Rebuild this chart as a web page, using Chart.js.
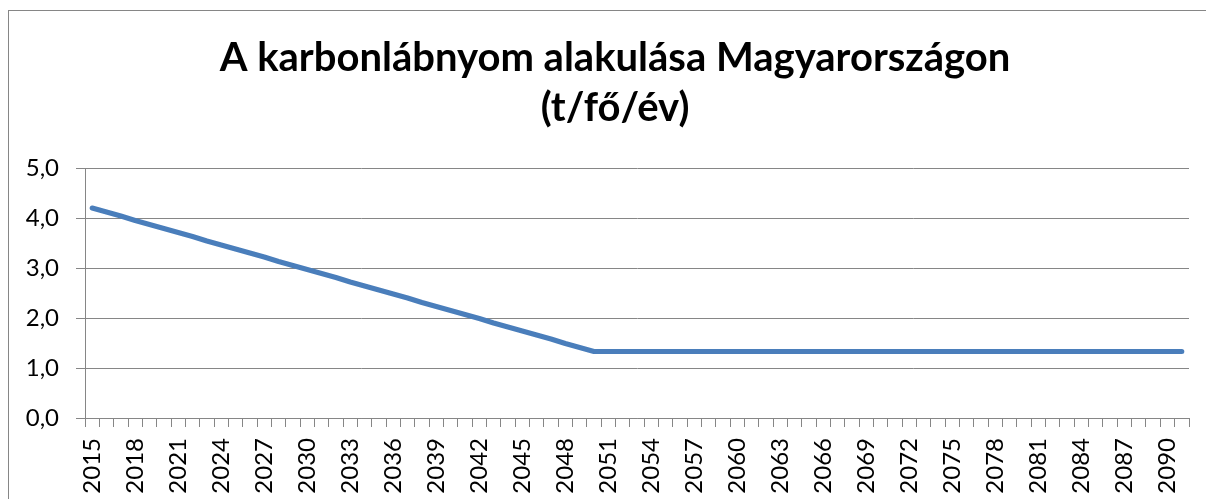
<!DOCTYPE html>
<html>
<head>
<meta charset="utf-8">
<script src="https://cdn.jsdelivr.net/npm/chart.js@4"></script>
<style>
  html, body { margin: 0; padding: 0; background: #fff; overflow: hidden; }
  #wrap { position: relative; width: 1206px; height: 499px; }
  #frame { position: absolute; left: 8px; top: 10px; width: 1300px; height: 600px;
           border-left: 1px solid #868686; border-top: 1px solid #868686; box-sizing: border-box; }
  canvas { position: absolute; left: 0; top: 0; }
</style>
</head>
<body>
<div id="wrap">
  <div id="frame"></div>
  <canvas id="c" width="1206" height="499"></canvas>
</div>
<script>
const titleLines = ["A karbonlábnyom alakulása Magyarországon", "(t/fő/év)"];
const years = [
  "2015","2016","2017","2018","2019","2020","2021","2022","2023","2024",
  "2025","2026","2027","2028","2029","2030","2031","2032","2033","2034",
  "2035","2036","2037","2038","2039","2040","2041","2042","2043","2044",
  "2045","2046","2047","2048","2049","2050","2051","2052","2053","2054",
  "2055","2056","2057","2058","2059","2060","2061","2062","2063","2064",
  "2065","2066","2067","2068","2069","2070","2071","2072","2073","2074",
  "2075","2076","2077","2078","2079","2080","2081","2082","2083","2084",
  "2085","2086","2087","2088","2089","2090","2091"
];
const footprint = [
  4.20, 4.12, 4.04, 3.95, 3.87, 3.79, 3.71, 3.63, 3.54, 3.46,
  3.38, 3.30, 3.22, 3.13, 3.05, 2.97, 2.89, 2.81, 2.72, 2.64,
  2.56, 2.48, 2.40, 2.31, 2.23, 2.15, 2.07, 1.99, 1.90, 1.82,
  1.74, 1.66, 1.58, 1.49, 1.41, 1.33, 1.33, 1.33, 1.33, 1.33,
  1.33, 1.33, 1.33, 1.33, 1.33, 1.33, 1.33, 1.33, 1.33, 1.33,
  1.33, 1.33, 1.33, 1.33, 1.33, 1.33, 1.33, 1.33, 1.33, 1.33,
  1.33, 1.33, 1.33, 1.33, 1.33, 1.33, 1.33, 1.33, 1.33, 1.33,
  1.33, 1.33, 1.33, 1.33, 1.33, 1.33, 1.33
];
const yTicks = [0, 1, 2, 3, 4, 5];

const GRID = '#868686';
const PAD_R = 17;
const TITLE_LEFT = 41;

const shiftTitle = {
  id: 'shiftTitle',
  afterLayout(chart) {
    const t = chart.titleBlock;
    if (t) { t.left = TITLE_LEFT; t.right = chart.width - PAD_R; }
  }
};

new Chart(document.getElementById('c'), {
  type: 'line',
  data: {
    labels: years,
    datasets: [{
      data: footprint,
      borderColor: '#4A7EBB',
      borderWidth: 5,
      borderCapStyle: 'round',
      borderJoinStyle: 'round',
      pointRadius: 0,
      tension: 0,
      fill: false
    }]
  },
  plugins: [shiftTitle],
  options: {
    responsive: false,
    animation: false,
    devicePixelRatio: 1,
    layout: { padding: { left: 0, right: PAD_R, top: 0, bottom: 0 } },
    plugins: {
      legend: { display: false },
      tooltip: { enabled: false },
      title: {
        display: true,
        text: titleLines,
        color: '#000',
        font: { family: 'Lato', weight: 'bold', size: 40, lineHeight: 50 / 40 },
        padding: { top: 33, bottom: 35 }
      }
    },
    scales: {
      x: {
        type: 'category',
        offset: true,
        grid: {
          offset: true,
          drawOnChartArea: false,
          drawTicks: true,
          tickLength: 9,
          color: GRID,
          lineWidth: 1
        },
        border: { display: true, color: GRID, width: 1 },
        ticks: {
          autoSkip: false,
          minRotation: 90,
          maxRotation: 90,
          padding: 11,
          color: '#000',
          font: { family: 'Lato', size: 24 },
          callback: function (v, i) { return i % 3 === 0 ? years[i] : ''; }
        },
        afterFit: function (s) { s.height = 81; s.paddingLeft = 0; s.paddingRight = 0; }
      },
      y: {
        min: 0,
        max: 5,
        afterBuildTicks: function (s) { s.ticks = yTicks.map(v => ({ value: v })); },
        grid: {
          drawOnChartArea: true,
          drawTicks: true,
          tickLength: 9,
          color: GRID,
          lineWidth: 1
        },
        border: { display: true, color: GRID, width: 1 },
        ticks: {
          padding: 17,
          color: '#000',
          font: { family: 'Lato', size: 24 },
          callback: function (v) { return Number(v).toFixed(1).replace('.', ','); }
        },
        afterFit: function (s) { s.width = 85; s.paddingTop = 0; s.paddingBottom = 0; }
      }
    }
  }
});
</script>
</body>
</html>
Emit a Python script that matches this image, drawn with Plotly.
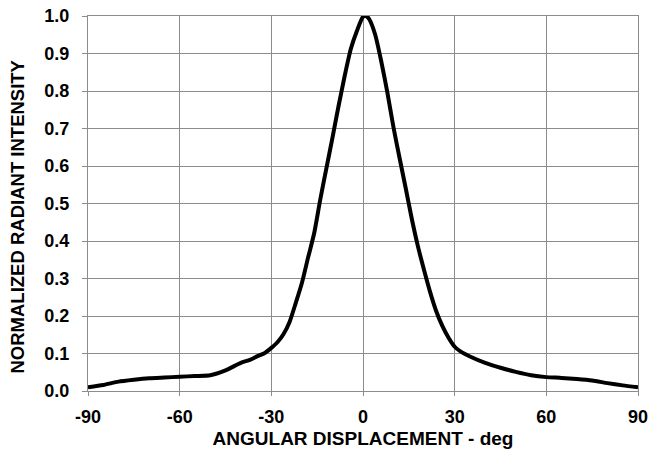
import plotly.graph_objects as go

angle_deg = [-90, -85, -80, -75, -70, -65, -60, -55, -50, -45, -40, -37, -35, -32, -30,
             -28, -26, -24, -22, -20, -18, -16, -14, -12, -10, -8, -6, -4, -2, 0, 1, 2,
             4, 6, 8, 10, 12, 14, 16, 18, 20, 22, 24, 26, 28, 30, 32, 35, 40, 45, 50,
             55, 60, 65, 70, 75, 80, 85, 90]
intensity = [0.010, 0.016, 0.025, 0.030, 0.034, 0.036, 0.038, 0.040, 0.042, 0.055, 0.075,
             0.083, 0.091, 0.102, 0.115, 0.130, 0.152, 0.185, 0.235, 0.288, 0.355, 0.420,
             0.510, 0.593, 0.675, 0.760, 0.840, 0.912, 0.960, 0.998, 1.000, 0.992,
             0.950, 0.878, 0.795, 0.702, 0.620, 0.540, 0.458, 0.385, 0.322, 0.263, 0.212,
             0.173, 0.142, 0.118, 0.105, 0.092, 0.075, 0.062, 0.051, 0.042, 0.037, 0.035,
             0.032, 0.028, 0.021, 0.015, 0.010]

x_ticks = [-90, -60, -30, 0, 30, 60, 90]
y_ticks = [0.0, 0.1, 0.2, 0.3, 0.4, 0.5, 0.6, 0.7, 0.8, 0.9, 1.0]
y_labels = [f"{v:.1f}" for v in y_ticks]
x_title = "ANGULAR DISPLACEMENT - deg"
y_title = "NORMALIZED RADIANT INTENSITY"

GRID = "#8c8c8c"
FONT = "Liberation Sans, Arial, sans-serif"

fig = go.Figure()
fig.add_trace(go.Scatter(x=angle_deg, y=intensity, mode="lines",
                         line=dict(color="black", width=4, shape="spline", smoothing=0.6),
                         hoverinfo="skip"))

fig.update_layout(
    width=669, height=449,
    margin=dict(l=88, r=31, t=16, b=58, autoexpand=False),
    paper_bgcolor="white", plot_bgcolor="white",
    showlegend=False,
    font=dict(family=FONT, size=18, color="black", weight="bold"),
)
fig.update_xaxes(
    range=[-90, 90], tickvals=x_ticks, ticktext=[str(v) for v in x_ticks],
    showgrid=True, gridcolor=GRID, gridwidth=1,
    showline=True, linecolor=GRID, linewidth=1, mirror=True,
    ticks="outside", ticklen=4, tickcolor=GRID,
    zeroline=False, automargin=False, ticklabelstandoff=5,
    tickfont=dict(family=FONT, size=18, color="black", weight="bold"),
    title=dict(text=x_title,
               font=dict(family=FONT, size=19, color="black", weight="bold"), standoff=6),
)
fig.update_yaxes(
    range=[0, 1.0], tickvals=y_ticks, ticktext=y_labels,
    showgrid=True, gridcolor=GRID, gridwidth=1,
    showline=True, linecolor=GRID, linewidth=1, mirror=True,
    ticks="outside", ticklen=5, tickcolor=GRID,
    zeroline=False, automargin=False, ticklabelstandoff=9,
    tickfont=dict(family=FONT, size=18, color="black", weight="bold"),
)
fig.add_annotation(
    text=y_title, xref="paper", yref="paper", x=0, y=0.4653,
    xanchor="center", yanchor="middle", xshift=-70, textangle=-90,
    showarrow=False,
    font=dict(family=FONT, size=18.5, color="black", weight="bold"),
)

fig.write_html("out.html", config={"displayModeBar": False},
               post_script="document.body.style.margin='0';document.body.style.padding='0';")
================================
* [The problem]
Only the lines from the top of the data through the line with "const TITLE_LEFT = 41;" should be quoted, exactly and with both ends kept; skip the pictures.

* [Task output]
Rebuild this chart as a web page, using Chart.js.
<!DOCTYPE html>
<html>
<head>
<meta charset="utf-8">
<script src="https://cdn.jsdelivr.net/npm/chart.js@4"></script>
<style>
  html, body { margin: 0; padding: 0; background: #fff; overflow: hidden; }
  #wrap { position: relative; width: 1206px; height: 499px; }
  #frame { position: absolute; left: 8px; top: 10px; width: 1300px; height: 600px;
           border-left: 1px solid #868686; border-top: 1px solid #868686; box-sizing: border-box; }
  canvas { position: absolute; left: 0; top: 0; }
</style>
</head>
<body>
<div id="wrap">
  <div id="frame"></div>
  <canvas id="c" width="1206" height="499"></canvas>
</div>
<script>
const titleLines = ["A karbonlábnyom alakulása Magyarországon", "(t/fő/év)"];
const years = [
  "2015","2016","2017","2018","2019","2020","2021","2022","2023","2024",
  "2025","2026","2027","2028","2029","2030","2031","2032","2033","2034",
  "2035","2036","2037","2038","2039","2040","2041","2042","2043","2044",
  "2045","2046","2047","2048","2049","2050","2051","2052","2053","2054",
  "2055","2056","2057","2058","2059","2060","2061","2062","2063","2064",
  "2065","2066","2067","2068","2069","2070","2071","2072","2073","2074",
  "2075","2076","2077","2078","2079","2080","2081","2082","2083","2084",
  "2085","2086","2087","2088","2089","2090","2091"
];
const footprint = [
  4.20, 4.12, 4.04, 3.95, 3.87, 3.79, 3.71, 3.63, 3.54, 3.46,
  3.38, 3.30, 3.22, 3.13, 3.05, 2.97, 2.89, 2.81, 2.72, 2.64,
  2.56, 2.48, 2.40, 2.31, 2.23, 2.15, 2.07, 1.99, 1.90, 1.82,
  1.74, 1.66, 1.58, 1.49, 1.41, 1.33, 1.33, 1.33, 1.33, 1.33,
  1.33, 1.33, 1.33, 1.33, 1.33, 1.33, 1.33, 1.33, 1.33, 1.33,
  1.33, 1.33, 1.33, 1.33, 1.33, 1.33, 1.33, 1.33, 1.33, 1.33,
  1.33, 1.33, 1.33, 1.33, 1.33, 1.33, 1.33, 1.33, 1.33, 1.33,
  1.33, 1.33, 1.33, 1.33, 1.33, 1.33, 1.33
];
const yTicks = [0, 1, 2, 3, 4, 5];

const GRID = '#868686';
const PAD_R = 17;
const TITLE_LEFT = 41;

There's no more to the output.